Native American Culture
Rooted firmly next to the water
In the years before dams were built, this was the safest place to cross the mighty Colorado River for hundreds of miles, putting Yuma at the crossroads of history. Explore Yuma’s rich indigenous heritage at a variety of historic sites and museums.
The Quechan tribe of the lower Colorado River lived for generations in harmony with nature. Everything they needed was provided, next to the River’s edge, with abundant waterfowl, fishing, and game to hunt. As farmers, they cultivated the Three Sisters of the southwest, corn, beans, and squash. They harvested many foods from the trees, bushes, and grasses, and had ingenious means of survival in the harsh desert climate. While the population numbers dipped as low as 750 tribal members, today the community has come back to be a small but close tribe, sometimes spelled Kwatsaan. Generational wounds are being healed, and tribal pride is taking hold as efforts to save their language by encouraging children to learn to speak Quechan from the elder members.
The Cocopah, spelled (Kwapa in older documents) were known as the River People, living on the land that spanned territory in Mexico, Arizona and California, along the Colorado River. With as many as 6,000-7,000 Cocopah people until the days of Westward expansion, they resisted assimilation and retained their social, religious and cultural identities. They provided valuable river piloting during the steamboat era because of their knowledge of the river. Now with about 1,000 enrolled tribal members, the tribe strives to keep their ways and language a living culture.
St. Thomas Indian Mission
Picacho Rd., Winterhaven, Calif., 760.572.0283
The present-day church was built in 1922 on the site of the mission founded by Father Garcés in 1780. The church is part of the San Diego diocese; its statues and architecture reflect the padres’ roots of traveling north from Mexico to establish missions in California. It’s not open for tours, call for schedule of masses and other parish activities.

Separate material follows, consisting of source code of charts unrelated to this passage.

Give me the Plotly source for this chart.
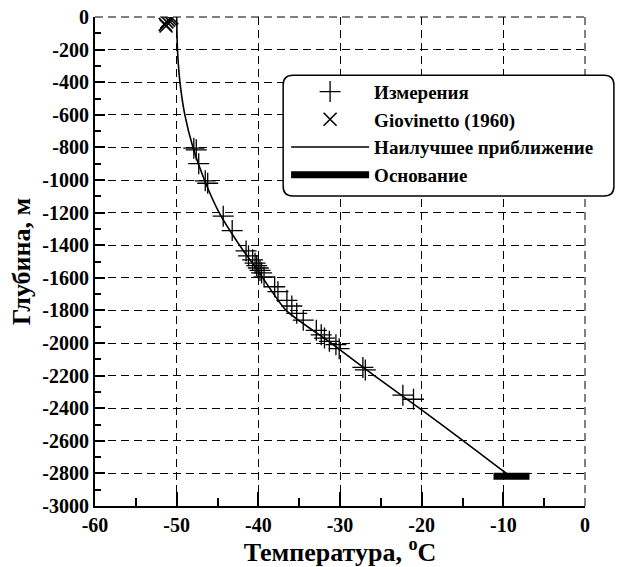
import plotly.graph_objects as go

# Borehole temperature measurements: temperature (°C) and depth (m)
meas_temp = [-47.9, -47.6, -47.3, -46.5, -46.2, -44.3, -43.2, -41.5, -41.2,
             -40.7, -40.4, -40.2, -40.0, -39.8, -39.6, -39.3, -38.0, -37.6,
             -36.5, -35.9, -35.3, -34.5, -32.9, -32.3, -31.9, -31.3, -30.5,
             -30.1, -27.2, -26.9, -22.3, -21.0]
meas_depth = [-805, -815, -900, -1005, -1020, -1222, -1310, -1435, -1465,
              -1490, -1510, -1525, -1540, -1555, -1570, -1595, -1655, -1685,
              -1738, -1773, -1818, -1860, -1922, -1950, -1970, -1990, -2010,
              -2035, -2150, -2165, -2320, -2345]

# Near-surface temperatures after Giovinetto (1960)
gio_temp = [-51.4, -51.2, -51.0, -50.8, -50.6, -51.3]
gio_depth = [-45, -30, -20, -12, -5, -55]

# Best-fit temperature profile
fit_temp = [-50.0, -49.9, -49.6, -49.0, -48.0, -46.6, -44.8, -42.3, -40.0,
            -36.6, -31.1, -25.8, -20.3, -14.9, -9.6, -8.9]
fit_depth = [0, -200, -400, -600, -800, -1000, -1200, -1400, -1560,
             -1800, -2000, -2200, -2400, -2600, -2800, -2818]

# Ice sheet base
base_temp = [-11.2, -6.8]
base_depth = [-2818, -2818]

x_ticks = [-60, -50, -40, -30, -20, -10, 0]
y_ticks = list(range(0, -3001, -200))

FONT = "Liberation Serif"
BLACK = "#000000"

fig = go.Figure()
fig.add_trace(go.Scatter(
    x=meas_temp, y=meas_depth, mode="markers", name="<b>Измерения</b>",
    marker=dict(symbol="cross-thin", size=15, color=BLACK,
                line=dict(color=BLACK, width=1.3))))
fig.add_trace(go.Scatter(
    x=gio_temp, y=gio_depth, mode="markers", name="<b>Giovinetto (1960)</b>",
    marker=dict(symbol="x-thin", size=13, color=BLACK,
                line=dict(color=BLACK, width=1.6))))
fig.add_trace(go.Scatter(
    x=fit_temp, y=fit_depth, mode="lines", name="<b>Наилучшее приближение</b>",
    line=dict(color=BLACK, width=1.6, shape="spline", smoothing=0.6)))
fig.add_trace(go.Scatter(
    x=base_temp, y=base_depth, mode="lines", name="<b>Основание</b>",
    line=dict(color=BLACK, width=7)))

axis_common = dict(
    showline=True, linecolor=BLACK, linewidth=2, automargin=False,
    showgrid=True, gridcolor=BLACK, gridwidth=1, griddash="8px,5px",
    zeroline=False, ticks="inside", tickcolor=BLACK, tickwidth=2,
    tickfont=dict(family=FONT, size=20, color=BLACK, weight="bold"),
)

fig.update_xaxes(
    range=[-60, 0], tickvals=x_ticks,
    ticktext=[f"<b>{v}</b>" for v in x_ticks], ticklen=14,
    minor=dict(dtick=5, ticks="inside", ticklen=8, tickwidth=2,
               tickcolor=BLACK, showgrid=False),
    title=dict(text="<b>Температура, <sup>o</sup>C</b>",
               font=dict(family=FONT, size=26, color=BLACK), standoff=2),
    **axis_common)
fig.update_yaxes(
    range=[-3000, 0], tickvals=y_ticks,
    ticktext=[f"<b>{v}</b>" for v in y_ticks], ticklen=10,
    minor=dict(dtick=100, ticks="inside", ticklen=6, tickwidth=2,
               tickcolor=BLACK, showgrid=False),
    title=dict(text="<b>Глубина, м</b>",
               font=dict(family=FONT, size=26, color=BLACK), standoff=4),
    **axis_common)

# Dashed grid lines along the top (0 m) and right (0 °C) edges
edge_line = dict(color=BLACK, width=1, dash="8px,5px")
fig.add_shape(type="line", xref="paper", yref="paper",
              x0=0, x1=1, y0=1, y1=1, line=edge_line, layer="below")
fig.add_shape(type="line", xref="paper", yref="paper",
              x0=1, x1=1, y0=0, y1=1, line=edge_line, layer="below")

# Rounded frame behind the legend
r = 0.02
x0, x1, y0, y1 = 0.384, 1.059, 0.634, 0.881
path = (f"M {x0+r},{y1} L {x1-r},{y1} Q {x1},{y1} {x1},{y1-r} "
        f"L {x1},{y0+r} Q {x1},{y0} {x1-r},{y0} L {x0+r},{y0} "
        f"Q {x0},{y0} {x0},{y0+r} L {x0},{y1-r} Q {x0},{y1} {x0+r},{y1} Z")
fig.add_shape(type="path", path=path, xref="paper", yref="paper",
              fillcolor="white", line=dict(color=BLACK, width=1.5),
              layer="above")

fig.update_layout(
    width=617, height=567,
    margin=dict(l=95, r=32, t=17, b=61),
    paper_bgcolor="white", plot_bgcolor="white",
    showlegend=True,
    legend=dict(x=0.39, y=0.886, xanchor="left", yanchor="top",
                bgcolor="rgba(0,0,0,0)", borderwidth=0, itemwidth=78,
                font=dict(family=FONT, size=19, color=BLACK),
                tracegroupgap=0),
    font=dict(family=FONT, color=BLACK),
)

fig.write_html("out.html")
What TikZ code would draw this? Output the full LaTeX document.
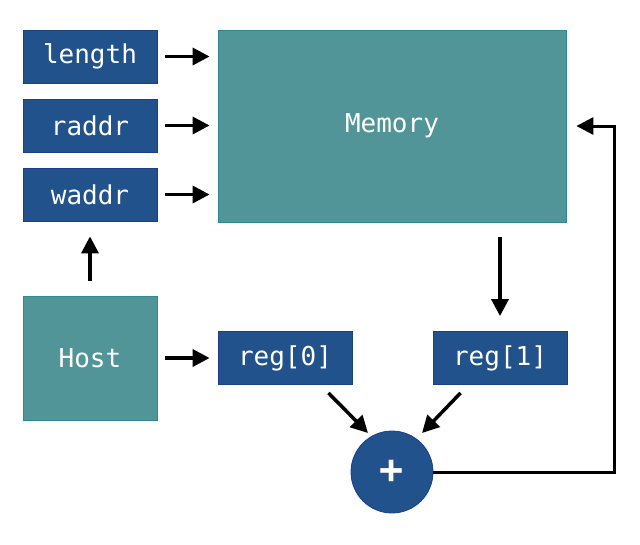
\documentclass[tikz,border=0pt]{standalone}
\usepackage{fontspec}
\setmonofont{DejaVu Sans Mono}
\usepackage{tikz}
\usetikzlibrary{calc,arrows.meta}

\definecolor{regblue}{HTML}{21528C}
\definecolor{regedge}{HTML}{1B3F8C}
\definecolor{memteal}{HTML}{529598}
\definecolor{memedge}{HTML}{2C8A91}

\begin{document}
\begin{tikzpicture}[x=1pt,y=-1pt,
    reg/.style={fill=regblue,draw=regedge,line width=0.8pt,text=white,
      minimum width=134pt,minimum height=53pt,inner sep=0pt},
    blk/.style={fill=memteal,draw=memedge,line width=0.8pt,text=white,inner sep=0pt},
    arr/.style={line width=3.5pt,-{Triangle[length=17pt,width=17pt]}},
    font=\ttfamily\fontsize{26}{30}\selectfont]
          \useasboundingbox (0,0) rectangle (640,544);
          \node[reg] (length) at (90,56.5) {length};
          \node[reg] (raddr) at (90,125.5) {raddr};
          \node[reg] (waddr) at (90,194.5) {waddr};
          \node[blk,minimum width=348pt,minimum height=192pt] (mem) at (392,126) {Memory};
          \node[blk,minimum width=134pt,minimum height=124pt] (host) at (90,358) {Host};
          \node[reg] (reg0) at (285,358) {reg[0]};
          \node[reg] (reg1) at (500,358) {reg[1]};
          \node[fill=regblue,draw=regedge,line width=0.8pt,text=white,shape=circle,
            minimum size=82pt,inner sep=0pt,font=\ttfamily\bfseries\fontsize{40}{40}\selectfont] (plus) at (392,472) {+};
          \draw[arr,shorten <=8pt,shorten >=8pt] (length.east) -- (length.east -| mem.west);
          \draw[arr,shorten <=8pt,shorten >=8pt] (raddr.east) -- (raddr.east -| mem.west);
          \draw[arr,shorten <=8pt,shorten >=8pt] (waddr.east) -- (waddr.east -| mem.west);
          \draw[arr,shorten <=15pt,shorten >=15pt] (host.north) -- (waddr.south);
          \draw[arr,shorten <=8pt,shorten >=8pt] (host.east) -- (reg0.west);
          \draw[arr,shorten <=15pt,shorten >=15pt] (mem.south -| reg1) -- (reg1.north);
          \draw[arr] ([shift={(-24,8)}]reg0.south east) -- ([shift={(-24,-39)}]plus.center);
          \draw[arr] ([shift={(28,8)}]reg1.south west) -- ([shift={(30,-39)}]plus.center);
          \draw[arr,line width=3pt,shorten >=10pt] (plus.east) -- ++(181,0) |- (mem.east);
        \end{tikzpicture}
\end{document}
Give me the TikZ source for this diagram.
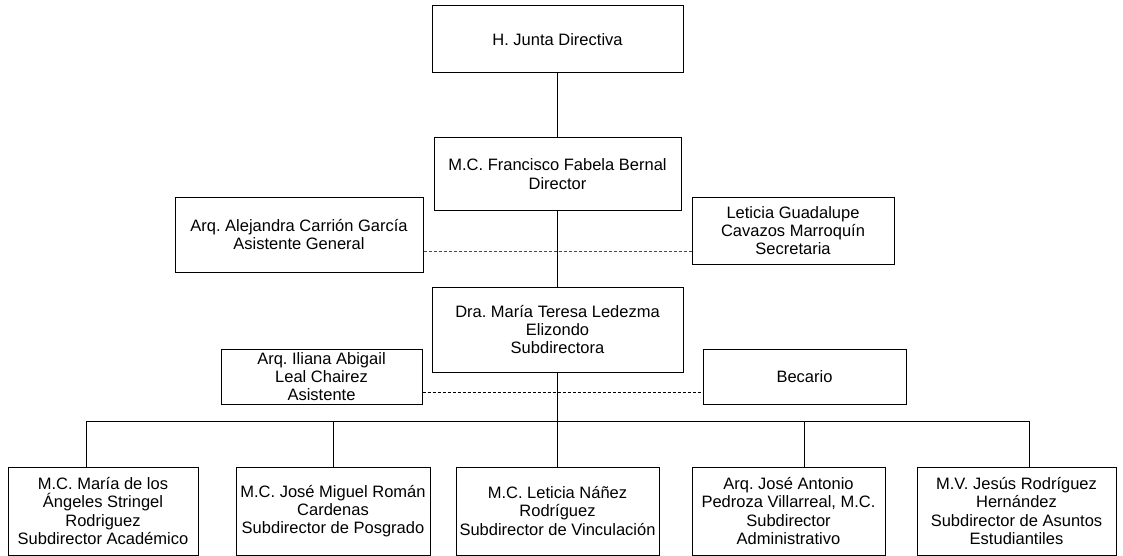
\documentclass[tikz,border=0pt]{standalone}
\usepackage{fontspec}
\setmainfont{Liberation Sans}
\usetikzlibrary{positioning}
\frenchspacing

\begin{document}
\begin{tikzpicture}[
    x=1pt, y=-1pt,
    box/.style={draw, line width=1pt, align=center, inner sep=0pt, font=\fontsize{16.5}{18.3}\selectfont},
    link/.style={line width=0.9pt},
    dashlink/.style={line width=0.9pt, dash pattern=on 3pt off 2pt}
  ]
    \useasboundingbox (0,0) rectangle (1123,556);
    \node[box, minimum width=251pt, minimum height=67pt] (junta) at (557.5,39.5) {H. Junta Directiva};
    \node[box, minimum width=247pt, minimum height=72pt] (director) at (557.5,174) {M.C. Francisco Fabela Bernal\\Director};
    \node[box, minimum width=248pt, minimum height=75pt] (asistgral) at (299,234.5) {Arq. Alejandra Carrión García\\Asistente General};
    \node[box, minimum width=202pt, minimum height=67pt] (secretaria) at (793,230.5) {Leticia Guadalupe\\Cavazos Marroquín\\Secretaria};
    \node[box, minimum width=251pt, minimum height=85pt] (subdir) at (557.5,329.5) {Dra. María Teresa Ledezma\\Elizondo\\Subdirectora};
    \node[box, minimum width=201pt, minimum height=55pt] (asistente) at (321.5,376.5) {Arq. Iliana Abigail\\Leal Chairez\\Asistente};
    \node[box, minimum width=203pt, minimum height=55pt] (becario) at (804.5,376.5) {Becario};
    \node[box, minimum width=190pt, minimum height=88pt] (academico) at (103,511) {M.C. María de los\\Ángeles Stringel\\Rodriguez\\Subdirector Académico};
    \node[box, minimum width=194pt, minimum height=88pt] (posgrado) at (333,511) {M.C. José Miguel Román\\Cardenas\\Subdirector de Posgrado};
    \node[box, minimum width=203pt, minimum height=88pt] (vinculacion) at (557.5,511) {M.C. Leticia Náñez\\Rodríguez\\Subdirector de Vinculación};
    \node[box, minimum width=193pt, minimum height=88pt] (administrativo) at (788.5,511) {Arq. José Antonio\\Pedroza Villarreal, M.C.\\Subdirector\\Administrativo};
    \node[box, minimum width=199pt, minimum height=88pt] (estudiantiles) at (1016.5,511) {M.V. Jesús Rodríguez\\Hernández\\Subdirector de Asuntos\\Estudiantiles};
    \coordinate (bus) at (557.5,421.7);
    \coordinate (stubA) at ([xshift=-17pt]academico.north);
    \coordinate (stubD) at ([xshift=15.5pt]administrativo.north);
    \coordinate (stubE) at ([xshift=12.5pt]estudiantiles.north);
    \coordinate (dashA) at ([yshift=-16.5pt]asistgral.east);
    \coordinate (dashB) at ([yshift=-15.5pt]asistente.east);
    \draw[link] (junta.south) -- (director.north);
    \draw[link] (director.south) -- (subdir.north);
    \draw[link] (subdir.south) -- (vinculacion.north);
    \draw[link] (stubA) |- (bus) -| (stubE);
    \draw[link] (posgrado.north) -- (posgrado.north |- bus);
    \draw[link] (stubD) -- (stubD |- bus);
    \draw[dashlink, black!70] (dashA) -- (dashA -| secretaria.west);
    \draw[dashlink] (dashB) -- (dashB -| becario.west);
  \end{tikzpicture}
\end{document}
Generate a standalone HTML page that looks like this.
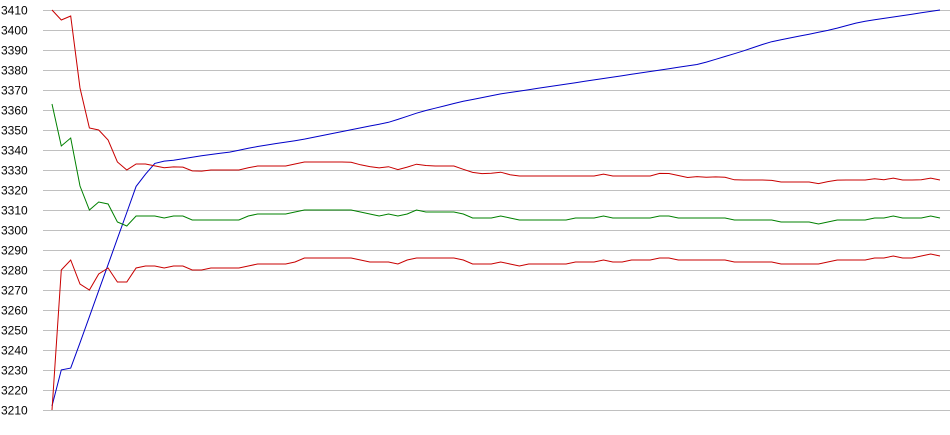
<!DOCTYPE html>
<html><head><meta charset="utf-8"><style>
html,body{margin:0;padding:0;background:#fff;width:950px;height:435px;overflow:hidden}
svg text{font-family:"Liberation Sans",Arial,sans-serif;font-size:12px;fill:#000}
</style></head><body>
<svg id="c" width="950" height="435" xmlns="http://www.w3.org/2000/svg">
<g id="grid" stroke="#c0c0c0" stroke-width="1"></g>
<g id="labels"></g>
<polyline id="b" fill="none" stroke="#0000c8" stroke-width="1"/>
<polyline id="r1" fill="none" stroke="#c80000" stroke-width="1"/>
<polyline id="g" fill="none" stroke="#008000" stroke-width="1"/>
<polyline id="r2" fill="none" stroke="#c80000" stroke-width="1"/>
</svg>
<script>
var Y=function(v){return 10+(3410-v)*2;};
var ns="http://www.w3.org/2000/svg",gr=document.getElementById('grid'),lb=document.getElementById('labels');
for(var v=3210;v<=3410;v+=10){var y=Y(v)+0.5;
var l=document.createElementNS(ns,'line');l.setAttribute('x1',43);l.setAttribute('x2',950);l.setAttribute('y1',y);l.setAttribute('y2',y);gr.appendChild(l);
var t=document.createElementNS(ns,'text');t.setAttribute('x',1);t.setAttribute('y',y+4);t.textContent=v;lb.appendChild(t);}
function interp(k,x){if(x<=k[0][0])return k[0][1];for(var i=0;i<k.length-1;i++){if(x<=k[i+1][0]){var a=k[i],b=k[i+1];return a[1]+(b[1]-a[1])*(x-a[0])/(b[0]-a[0]);}}return k[k.length-1][1];}
var N=95,x0=52,dx=(940-52)/N;
var redK=[[146,3333],[165,3331],[180,3332],[195,3329],[210,3330],[240,3330],[255,3332],[290,3332],[300,3334],[350,3334],[365,3332],[380,3331],[387,3332],[396,3330],[405,3331],[415,3333],[430,3332],[455,3332],[470,3329],[485,3328],[500,3329],[515,3327],[595,3327],[603,3328],[612,3327],[655,3327],[662,3329],[690,3326],[700,3327],[710,3326],[720,3327],[735,3325],[770,3325],[778,3324],[810,3324],[817,3323],[825,3324],[838,3325],[870,3325],[877,3326],[885,3325],[893,3326],[900,3325],[920,3325],[930,3326],[940,3325]];
var blueK=[[52,3212],[61,3230],[71,3231],[137,3323],[156,3334],[175,3335],[200,3337],[230,3339],[260,3342],[300,3345],[330,3348],[360,3351],[390,3354],[420,3359],[460,3364],[500,3368],[540,3371],[580,3374],[620,3377],[660,3380],[700,3383],[740,3389],[770,3394],[800,3397],[830,3400],[860,3404],[900,3407],[940,3410]];
var gOff=[[136,-26],[160,-25],[350,-24],[500,-22],[650,-21],[800,-20],[940,-19]];
var rOff=[[136,-52],[160,-50],[350,-48],[500,-45],[650,-42],[800,-41],[940,-38]];
var r1e=[3410,3405,3407,3371,3351,3350,3345,3334,3330];
var ge=[3363,3342,3346,3322,3310,3314,3313,3304,3302];
var r2e=[3210,3280,3285,3273,3270,3278,3281,3274,3274];
var P={b:[],r1:[],g:[],r2:[]};
for(var i=0;i<=N;i++){var x=x0+i*dx,base=interp(redK,x);
P.b.push(x.toFixed(1)+','+Y(interp(blueK,x)).toFixed(1));
var r1=i<9?r1e[i]:base, g=i<9?ge[i]:Math.round(base+interp(gOff,x)), r2=i<9?r2e[i]:Math.round(base+interp(rOff,x));
P.r1.push(x.toFixed(1)+','+Y(r1).toFixed(1));
P.g.push(x.toFixed(1)+','+Y(g).toFixed(1));
P.r2.push(x.toFixed(1)+','+Y(r2).toFixed(1));}
for(var k in P)document.getElementById(k).setAttribute('points',P[k].join(' '));
</script>
</body></html>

14533 S. Veterans Drive, Somerton, Ariz., 928.627.1992, Cocopah.com/museum.html
With attractive grounds and architecture, this museum tells the story of the tribe through their eyes, with original photographs, clothing, and every-day items before the influence of Spanish or United States citizens impeded much on their way of life. When first encountering Father Kino’s caravan, they generously gifted the hungry travelers with 300 watermelon and many beef cattle. They were known as skilled warriors and active traders with the Pima to the east and the Kumeyaay peoples of the Pacific Coast.
Fort Yuma historic marker and Quechan Museum
Quechan Dr., Winterhaven., Calif.
The site was first called Camp Calhoun and was used as a U.S. Military Post in 1849. A fire destroyed the original buildings. By 1855 the barracks had been rebuilt. Called Camp Yuma in 1852 it became Fort Yuma after reconstruction. Transferred to the Department of the Interior and the Quechan Indian Tribe in 1884, it became a boarding school operated by the Catholic Church until 1900. The marker was erected in 1989 by the the State Department of Parks and Recreation in cooperation with the Quechan Tribe and E Clampus Vitus, a fraternal organization dedicated to preserving the history of the American West.